## WHAT IS BEING ASKED
Read the records and gather each line that includes "matplotlib".

---*---

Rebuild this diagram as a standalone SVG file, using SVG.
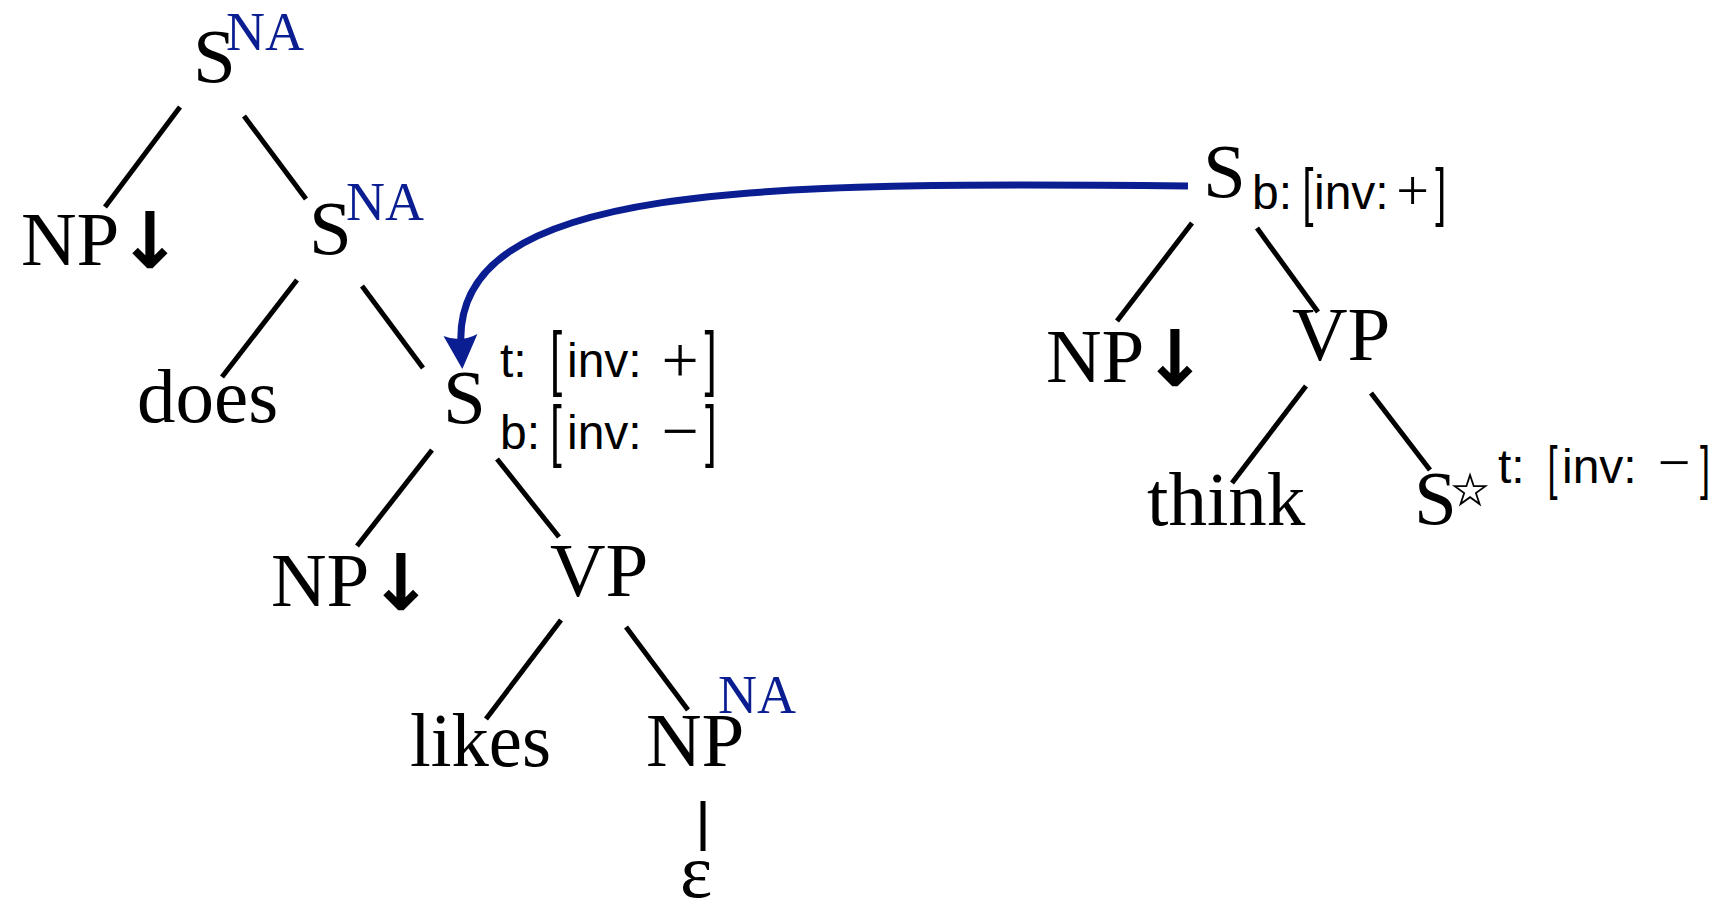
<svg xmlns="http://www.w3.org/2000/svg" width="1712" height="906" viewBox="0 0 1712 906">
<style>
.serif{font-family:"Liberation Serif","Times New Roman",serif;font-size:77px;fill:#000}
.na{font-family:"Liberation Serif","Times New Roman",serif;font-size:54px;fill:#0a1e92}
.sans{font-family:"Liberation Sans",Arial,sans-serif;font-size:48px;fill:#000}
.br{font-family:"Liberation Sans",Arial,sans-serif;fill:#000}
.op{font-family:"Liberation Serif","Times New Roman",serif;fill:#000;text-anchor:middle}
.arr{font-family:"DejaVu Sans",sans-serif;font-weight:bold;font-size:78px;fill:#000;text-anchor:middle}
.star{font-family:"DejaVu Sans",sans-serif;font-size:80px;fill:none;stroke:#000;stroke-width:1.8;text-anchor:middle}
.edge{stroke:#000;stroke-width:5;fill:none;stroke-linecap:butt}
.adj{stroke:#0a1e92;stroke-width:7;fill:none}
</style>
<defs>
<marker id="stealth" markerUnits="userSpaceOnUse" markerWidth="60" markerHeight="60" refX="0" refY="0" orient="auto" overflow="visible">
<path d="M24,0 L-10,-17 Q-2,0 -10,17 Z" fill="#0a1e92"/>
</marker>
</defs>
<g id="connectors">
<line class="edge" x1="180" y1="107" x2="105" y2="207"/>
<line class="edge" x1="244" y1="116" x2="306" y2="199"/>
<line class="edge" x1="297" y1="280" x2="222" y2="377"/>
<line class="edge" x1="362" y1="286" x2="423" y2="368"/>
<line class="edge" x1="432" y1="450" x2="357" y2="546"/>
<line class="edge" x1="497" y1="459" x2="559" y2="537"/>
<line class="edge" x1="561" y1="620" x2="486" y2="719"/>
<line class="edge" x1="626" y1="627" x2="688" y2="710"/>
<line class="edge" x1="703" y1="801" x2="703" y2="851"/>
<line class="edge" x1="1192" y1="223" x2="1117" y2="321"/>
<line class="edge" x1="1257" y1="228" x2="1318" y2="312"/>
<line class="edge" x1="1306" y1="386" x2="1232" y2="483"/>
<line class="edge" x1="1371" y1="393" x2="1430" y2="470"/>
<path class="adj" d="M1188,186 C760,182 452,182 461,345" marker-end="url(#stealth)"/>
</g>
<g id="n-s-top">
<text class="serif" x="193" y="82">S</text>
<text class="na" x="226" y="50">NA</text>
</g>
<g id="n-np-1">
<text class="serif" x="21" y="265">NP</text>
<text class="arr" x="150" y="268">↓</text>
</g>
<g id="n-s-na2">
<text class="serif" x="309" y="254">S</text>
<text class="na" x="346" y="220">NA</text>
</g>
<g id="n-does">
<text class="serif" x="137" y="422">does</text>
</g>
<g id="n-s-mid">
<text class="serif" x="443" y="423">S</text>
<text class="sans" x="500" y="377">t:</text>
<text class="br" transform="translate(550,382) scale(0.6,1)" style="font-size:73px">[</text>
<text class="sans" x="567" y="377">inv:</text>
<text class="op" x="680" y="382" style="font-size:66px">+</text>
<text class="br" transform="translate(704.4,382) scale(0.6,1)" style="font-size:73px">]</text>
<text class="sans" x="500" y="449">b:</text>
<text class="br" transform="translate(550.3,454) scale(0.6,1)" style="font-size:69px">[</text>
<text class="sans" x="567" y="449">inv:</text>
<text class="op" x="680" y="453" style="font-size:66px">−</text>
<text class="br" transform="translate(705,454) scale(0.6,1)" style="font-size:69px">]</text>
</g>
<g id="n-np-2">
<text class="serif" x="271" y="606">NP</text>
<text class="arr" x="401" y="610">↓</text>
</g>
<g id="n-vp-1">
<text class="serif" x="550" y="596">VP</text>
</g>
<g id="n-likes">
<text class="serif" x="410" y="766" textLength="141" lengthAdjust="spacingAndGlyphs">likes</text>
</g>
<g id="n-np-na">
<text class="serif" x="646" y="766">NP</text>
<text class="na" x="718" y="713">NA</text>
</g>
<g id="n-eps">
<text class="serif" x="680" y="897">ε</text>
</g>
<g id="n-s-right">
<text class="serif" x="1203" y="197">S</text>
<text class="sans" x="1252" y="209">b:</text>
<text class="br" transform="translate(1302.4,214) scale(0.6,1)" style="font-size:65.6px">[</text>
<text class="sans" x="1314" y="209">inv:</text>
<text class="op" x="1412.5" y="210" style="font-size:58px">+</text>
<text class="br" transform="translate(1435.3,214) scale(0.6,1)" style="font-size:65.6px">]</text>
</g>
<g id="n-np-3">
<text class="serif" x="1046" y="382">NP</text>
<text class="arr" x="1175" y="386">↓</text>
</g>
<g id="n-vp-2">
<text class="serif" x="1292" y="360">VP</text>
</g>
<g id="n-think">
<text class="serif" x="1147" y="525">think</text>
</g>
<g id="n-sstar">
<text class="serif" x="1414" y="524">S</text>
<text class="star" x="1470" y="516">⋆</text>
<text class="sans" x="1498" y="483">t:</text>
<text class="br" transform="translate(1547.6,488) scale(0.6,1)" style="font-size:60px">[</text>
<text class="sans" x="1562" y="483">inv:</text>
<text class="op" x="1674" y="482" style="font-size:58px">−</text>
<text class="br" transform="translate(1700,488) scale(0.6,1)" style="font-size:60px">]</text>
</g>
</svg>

---*---

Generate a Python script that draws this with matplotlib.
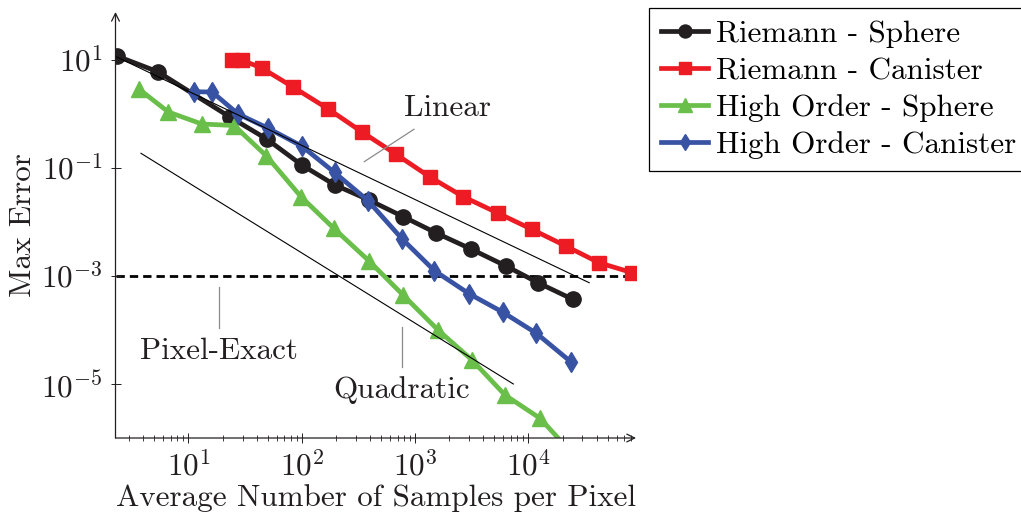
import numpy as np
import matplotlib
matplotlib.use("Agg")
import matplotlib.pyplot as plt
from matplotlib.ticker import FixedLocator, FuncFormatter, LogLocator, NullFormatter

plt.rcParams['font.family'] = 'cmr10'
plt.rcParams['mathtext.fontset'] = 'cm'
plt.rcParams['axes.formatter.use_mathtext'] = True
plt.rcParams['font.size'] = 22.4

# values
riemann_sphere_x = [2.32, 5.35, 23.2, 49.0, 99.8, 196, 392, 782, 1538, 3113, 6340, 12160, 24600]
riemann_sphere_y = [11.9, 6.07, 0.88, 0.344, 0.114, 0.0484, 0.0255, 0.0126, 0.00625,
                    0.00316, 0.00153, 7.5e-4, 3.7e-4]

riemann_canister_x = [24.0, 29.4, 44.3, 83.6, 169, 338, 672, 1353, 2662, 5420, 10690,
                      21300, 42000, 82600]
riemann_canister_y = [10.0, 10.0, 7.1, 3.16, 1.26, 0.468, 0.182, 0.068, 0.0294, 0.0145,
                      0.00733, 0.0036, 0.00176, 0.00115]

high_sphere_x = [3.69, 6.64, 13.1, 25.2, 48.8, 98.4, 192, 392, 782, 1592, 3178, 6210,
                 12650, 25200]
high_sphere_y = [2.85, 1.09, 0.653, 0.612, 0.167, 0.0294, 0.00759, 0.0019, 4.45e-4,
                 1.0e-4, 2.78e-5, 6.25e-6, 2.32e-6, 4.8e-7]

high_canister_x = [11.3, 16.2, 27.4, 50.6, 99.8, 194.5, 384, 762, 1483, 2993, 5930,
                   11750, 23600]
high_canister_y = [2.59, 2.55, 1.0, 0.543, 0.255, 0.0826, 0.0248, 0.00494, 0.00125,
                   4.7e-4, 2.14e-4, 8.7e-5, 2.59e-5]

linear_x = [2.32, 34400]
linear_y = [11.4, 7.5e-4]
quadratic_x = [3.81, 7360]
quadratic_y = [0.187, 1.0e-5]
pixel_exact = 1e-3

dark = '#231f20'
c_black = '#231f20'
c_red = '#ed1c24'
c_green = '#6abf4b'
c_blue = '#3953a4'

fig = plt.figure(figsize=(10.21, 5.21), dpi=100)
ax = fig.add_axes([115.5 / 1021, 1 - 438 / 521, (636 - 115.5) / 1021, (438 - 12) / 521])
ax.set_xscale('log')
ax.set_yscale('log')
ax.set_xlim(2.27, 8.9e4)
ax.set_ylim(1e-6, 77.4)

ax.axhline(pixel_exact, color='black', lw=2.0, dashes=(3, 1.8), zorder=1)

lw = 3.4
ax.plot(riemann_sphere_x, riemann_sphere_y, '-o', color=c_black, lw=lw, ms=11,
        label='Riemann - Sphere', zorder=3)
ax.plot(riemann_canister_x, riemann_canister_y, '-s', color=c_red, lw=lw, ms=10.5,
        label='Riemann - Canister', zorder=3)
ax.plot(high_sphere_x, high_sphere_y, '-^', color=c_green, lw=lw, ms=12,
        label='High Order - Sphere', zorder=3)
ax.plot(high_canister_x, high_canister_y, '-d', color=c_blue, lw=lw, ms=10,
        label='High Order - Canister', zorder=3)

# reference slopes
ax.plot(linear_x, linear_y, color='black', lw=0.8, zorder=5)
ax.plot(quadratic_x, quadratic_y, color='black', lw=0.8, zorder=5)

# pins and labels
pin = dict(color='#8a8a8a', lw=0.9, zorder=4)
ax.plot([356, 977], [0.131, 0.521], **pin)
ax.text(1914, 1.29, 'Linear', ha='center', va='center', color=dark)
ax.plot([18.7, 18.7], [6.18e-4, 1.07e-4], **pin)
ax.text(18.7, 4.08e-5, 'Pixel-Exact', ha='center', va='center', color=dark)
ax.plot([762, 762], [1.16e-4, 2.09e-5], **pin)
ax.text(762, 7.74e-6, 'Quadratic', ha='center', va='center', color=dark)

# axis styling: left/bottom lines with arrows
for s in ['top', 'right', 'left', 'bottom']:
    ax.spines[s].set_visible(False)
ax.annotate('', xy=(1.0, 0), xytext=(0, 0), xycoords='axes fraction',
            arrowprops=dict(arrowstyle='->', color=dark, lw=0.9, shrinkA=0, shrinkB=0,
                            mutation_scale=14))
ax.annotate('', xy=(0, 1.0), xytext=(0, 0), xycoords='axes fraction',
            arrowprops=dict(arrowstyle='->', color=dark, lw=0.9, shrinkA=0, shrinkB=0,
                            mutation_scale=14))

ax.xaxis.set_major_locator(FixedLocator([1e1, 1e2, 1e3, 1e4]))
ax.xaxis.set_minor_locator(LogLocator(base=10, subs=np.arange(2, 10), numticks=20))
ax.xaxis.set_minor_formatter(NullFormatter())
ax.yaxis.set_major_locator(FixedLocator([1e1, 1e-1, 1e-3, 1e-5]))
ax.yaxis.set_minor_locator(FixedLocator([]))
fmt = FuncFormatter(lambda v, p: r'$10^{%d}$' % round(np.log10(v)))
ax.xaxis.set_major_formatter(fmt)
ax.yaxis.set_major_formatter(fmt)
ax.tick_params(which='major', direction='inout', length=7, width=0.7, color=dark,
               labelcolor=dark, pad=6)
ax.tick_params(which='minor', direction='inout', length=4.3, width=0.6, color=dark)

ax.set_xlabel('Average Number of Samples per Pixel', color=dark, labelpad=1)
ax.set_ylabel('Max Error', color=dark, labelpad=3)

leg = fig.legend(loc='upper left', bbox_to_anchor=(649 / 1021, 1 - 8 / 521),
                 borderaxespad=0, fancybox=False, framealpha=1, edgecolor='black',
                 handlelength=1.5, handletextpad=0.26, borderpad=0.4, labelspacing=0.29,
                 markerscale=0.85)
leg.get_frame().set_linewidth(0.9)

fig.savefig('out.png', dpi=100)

---*---

## COMPLETE ANSWER
Generate a Python script that draws this with matplotlib.
import matplotlib
matplotlib.use("Agg")
import matplotlib.pyplot as plt
from matplotlib.ticker import FixedLocator, FuncFormatter, LogLocator, NullFormatter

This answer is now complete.